San Miguel offering P20B in retail bonds
Conglomerate San Miguel Corp. has launched a new offering of retail bonds worth as much as P20 billion, raising fresh funds to refinance debt and fund massive capital outlays.
SMC’s fixed rate bond offering consists of five-year bonds priced to yield 4.8243 percent a year, seven-year bonds priced to yield 5.2840 a year and 10-year bonds yielding 5.7613 percent a year.
The offer period started on Tuesday and would run until Feb. 20 this year.
The joint lead underwriters and bookrunners are BDO Capital & Investment Corp., BPI Capital Corp., China Bank Capital Corp., ING Bank NV, RCBC Capital Corp., SB Capital Corp. and Standard Chartered Bank. SMC’s banking arm, Bank of Commerce, is a selling agent.

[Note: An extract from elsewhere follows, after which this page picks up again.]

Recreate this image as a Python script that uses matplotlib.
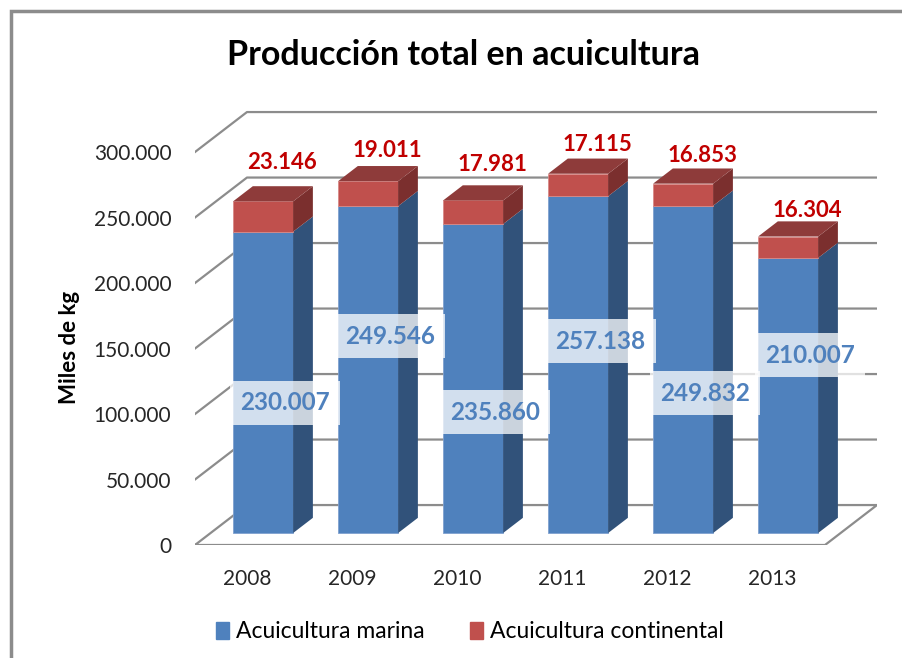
import matplotlib
matplotlib.use('Agg')
import matplotlib.pyplot as plt
from matplotlib.patches import Patch, Rectangle
from matplotlib.ticker import FuncFormatter
import numpy as np

plt.rcParams['font.family'] = ['Lato', 'DejaVu Sans']

# datos
anios = ['2008', '2009', '2010', '2011', '2012', '2013']
marina = [230007, 249546, 235860, 257138, 249832, 210007]
continental = [23146, 19011, 17981, 17115, 16853, 16304]
etiquetas_marina = ['230.007', '249.546', '235.860', '257.138', '249.832', '210.007']
etiquetas_cont = ['23.146', '19.011', '17.981', '17.115', '16.853', '16.304']

# disposicion de las etiquetas (como en el original de Excel)
y_etiq_marina = [108400, 159500, 101500, 155700, 116000, 145000]
y_etiq_cont = [292000, 301100, 290500, 305700, 297300, 255300]

# perspectiva oblicua
DX = 0.495      # desplazamiento en x por profundidad completa
DY = 30500      # desplazamiento en y por profundidad completa
D1, D2 = 0.30, 0.68   # profundidad de las barras
ANCHO = 0.572

azul, azul_lado = '#4F81BD', '#31527A'
rojo, rojo_top, rojo_lado = '#C0504D', '#8E3B3A', '#7B2F2E'
gris = '#8C8C8C'


def proy(x, y, d):
    return x + d * DX, y + d * DY


def caja(ax, xc, y0, y1, c_frente, c_lado, c_top=None):
    x0, x1 = xc - ANCHO / 2, xc + ANCHO / 2
    # frente
    pts = [proy(x0, y0, D1), proy(x1, y0, D1), proy(x1, y1, D1), proy(x0, y1, D1)]
    ax.fill(*zip(*pts), color=c_frente, zorder=3, lw=0.6, ec='#7FA0CF' if c_frente == azul else '#D98A88')
    # lado
    pts = [proy(x1, y0, D1), proy(x1, y0, D2), proy(x1, y1, D2), proy(x1, y1, D1)]
    ax.fill(*zip(*pts), color=c_lado, zorder=3, lw=0)
    if c_top is not None:
        pts = [proy(x0, y1, D1), proy(x1, y1, D1), proy(x1, y1, D2), proy(x0, y1, D2)]
        ax.fill(*zip(*pts), color=c_top, zorder=3, lw=0)


W, H = 903, 658
fig = plt.figure(figsize=(W / 100, H / 100), dpi=100)
ax = fig.add_axes([195 / W, 113 / H, (877 - 195) / W, 445 / H])
n = len(anios)
ax.set_xlim(-0.5, n - 0.5 + DX)
ax.set_ylim(0, 339700)

# paredes y piso
ticks = np.arange(0, 300001, 50000)
for t in ticks[1:]:
    ax.plot([-0.5, -0.5 + DX, n - 0.5 + DX], [t, t + DY, t + DY], color=gris, lw=1.6, zorder=1)
piso = [proy(-0.5, 0, 0), proy(n - 0.5, 0, 0), proy(n - 0.5, 0, 1), proy(-0.5, 0, 1), proy(-0.5, 0, 0)]
ax.plot(*zip(*piso), color=gris, lw=1.6, zorder=1)

# barras
for i in range(n):
    caja(ax, i, 0, marina[i], azul, azul_lado)
    caja(ax, i, marina[i], marina[i] + continental[i], rojo, rojo_lado, rojo_top)
    ax.text(i + 0.36, y_etiq_marina[i], etiquetas_marina[i], color=azul, fontsize=17.5,
            fontweight='bold', ha='center', va='center', zorder=5,
            bbox=dict(boxstyle='square,pad=0.42', fc='white', ec='none', alpha=0.75))
    ax.text(i + 0.33, y_etiq_cont[i], etiquetas_cont[i], color='#C00000', fontsize=16,
            fontweight='bold', ha='center', va='center', zorder=5)

ax.set_yticks(ticks)
ax.yaxis.set_major_formatter(FuncFormatter(lambda v, p: f'{int(v):,}'.replace(',', '.')))
ax.set_xticks(range(n))
ax.set_xticklabels(anios)
ax.tick_params(axis='y', length=0, pad=17, labelsize=15, labelcolor='#262626')
ax.tick_params(axis='x', length=0, pad=17, labelsize=15, labelcolor='#262626')
for s in ax.spines.values():
    s.set_visible(False)
ax.patch.set_visible(False)

fig.text(464 / W, 1 - 55 / H, 'Producción total en acuicultura', fontsize=24.5,
         fontweight='bold', ha='center', va='center')
fig.text(70 / W, 1 - 347 / H, 'Miles de kg', fontsize=16, fontweight='bold',
         rotation=90, ha='center', va='center')

handles = [Patch(color=azul, label='Acuicultura marina'),
           Patch(color=rojo, label='Acuicultura continental')]
fig.legend(handles=handles, loc='center', bbox_to_anchor=(470 / W, 1 - 632 / H), ncol=2,
           frameon=False, fontsize=16.5, handlelength=0.55, handleheight=0.7,
           handletextpad=0.3, columnspacing=2.0)

fig.add_artist(Rectangle((11 / W, -0.1), 2, 1.1 - 11 / H, transform=fig.transFigure,
                         fill=False, ec=gris, lw=2.5))

fig.savefig('out.png', dpi=100)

The offering is part of a P60-billion bond offering program approved by the Securities and Exchange Commission.
Under the shelf registration program allowed by the SEC, securities to be issued in tranches could be registered for an offering to be made on a continuous or delayed basis for a period not exceeding three years. The issuer is allowed to use the same prospectus for various tranches of securities offering under such mechanism.
Two years ago, SMC mapped out a P543-billion expansion program, of which P262 billion had already been spent through end-September last year, mostly for Petron Corp.’s refinery upgrade. This leaves some P281 billion in capital outlays for traditional and new businesses in the next two to three years.
SMC expects to breach the P1-trillion revenue goal in the next two to three years as the group completes a massive expansion program of traditional and new businesses. The target is to double operating income in the next five years, translating to an expansion of 13-14 percent yearly.
Since 2008 when SMC started its diversification program, revenue has expanded by four times to P674 billion in 2015 from P168 billion. In the first nine months of 2016, revenue hit P513.21 billion versus P505.5 billion in the comparative year.
New businesses—referring to fuel and oil, power generation and infrastructure—now account for 66 percent of SMC’s revenues.